Heavy Rains Cause Flooding on St. Thomas and St. John

High water covers a St. Thomas road. (Photo courtesy V.I. National  Park Superindent Mark Hardgrove.)Heavy rain caused flooding in Havensight and Brookman Road on St. Thomas and at the Marketplace shopping center in Cruz Bay, St. John, according to V.I. Territorial Emergency Management Agency Director Mark Walters.

Walters had no reports of flooding on St. Croix.

“There are no major issues,” he said.

The heavens had opened up Tuesday afternoon due to a tropical wave that just won’t go away. The jury is still out on whether the tropical wave moving slowly across the Virgin Islands will develop into a depression, Jose Alamo. a meteorologist at the National Weather Service in San Juan, said at 8 p.m.
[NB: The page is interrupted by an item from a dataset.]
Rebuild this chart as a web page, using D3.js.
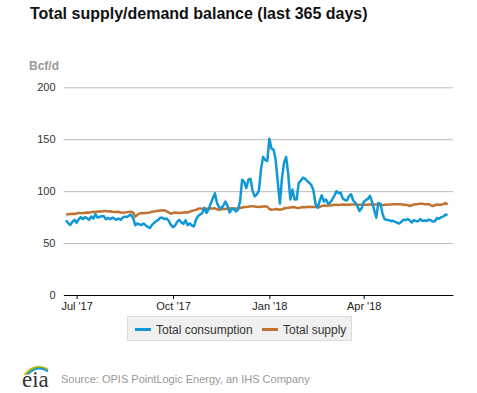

Tuesday.

The National Hurricane Center gave the system a 60 percent chance of developing into a depression or a storm in the next 48 hours. Alamo said that if it develops rain will continue across the area until Thursday.

“It will continue to bring a lot of moisture from the south and southeast to the area,” Alamo said.

The sky should clear some Friday and Saturday, but Alamo said another wave on its way to the area could bring more cloudiness and rain Sunday. He said that wave currently looks weak and unlikely to develop into anything stronger.

Another “impressive” wave just came off Africa, but is at a low latitude. Alamo said that it’s harder for systems that start out at that location to pick up the spin necessary to develop into a hurricane.

While flash flood warnings remain in place until 12:30 a.m. Wednesday, a flash flood watch is in effect until 8 p.m. Wednesday.

Alamo had rainfall figures for St. Thomas and St. Croix. On St. Thomas, 3.03 inches of rain fell between midnight and 8 p.m. St. Croix had 3.17 inches of rain between 6:30 p.m. Monday and 6:30 p.m. Tuesday.

Weather Station Zephyr, located at Ajax Peak, St. John, saw 2.12 inches of rain fall between midnight and 8 p.m. Tuesday. The heaviest rain fell at about 2:30 p.m. when it rained at a rate of 4.36 inches per hour. The wind guests peaked at 39 mph around the same time.

Meanwhile, residents watched water run out of their cistern overflow pipes, mopped up leaks around their houses and when the winds gusted, saw small objects blow off porches.

At Wendy’s restaurant, located at Mandela Circle in St. Thomas, supervisor Hazel Patem said the road in front of the restaurant was flooded. Additionally, she said there was a lot of water in the lobby, which forced the restaurant to keep only the drive through windows open.

“And two more days of this torrential rain and our parking lot will flood,” she said.

St. Croix resident Claudia Carrington is relieved that there’s no hurricane blowing over her head, but the “rain, rain, rain and more rain” has made things “wet and soggy.”

St. John vacation villa visitors Max McQuillen and Terry Palmer of Connecticut spent Tuesday visiting Tortola with a stop at a marine store to buy foul weather gear. McQuillen said Tortola had plenty of mudslides and rocks in the road and he saw some rocks along the road on St. John. However, he was philosophical about the rain falling on his one-week vacation.

“A little bit of bit of bad weather is not going to change my attitude,” he said.

Palmer was a bit disappointed at the bad weather but said she did get to the beach once.

“It rains on and off. It’s pouring. You don’t know whether you’re coming or going,” she said.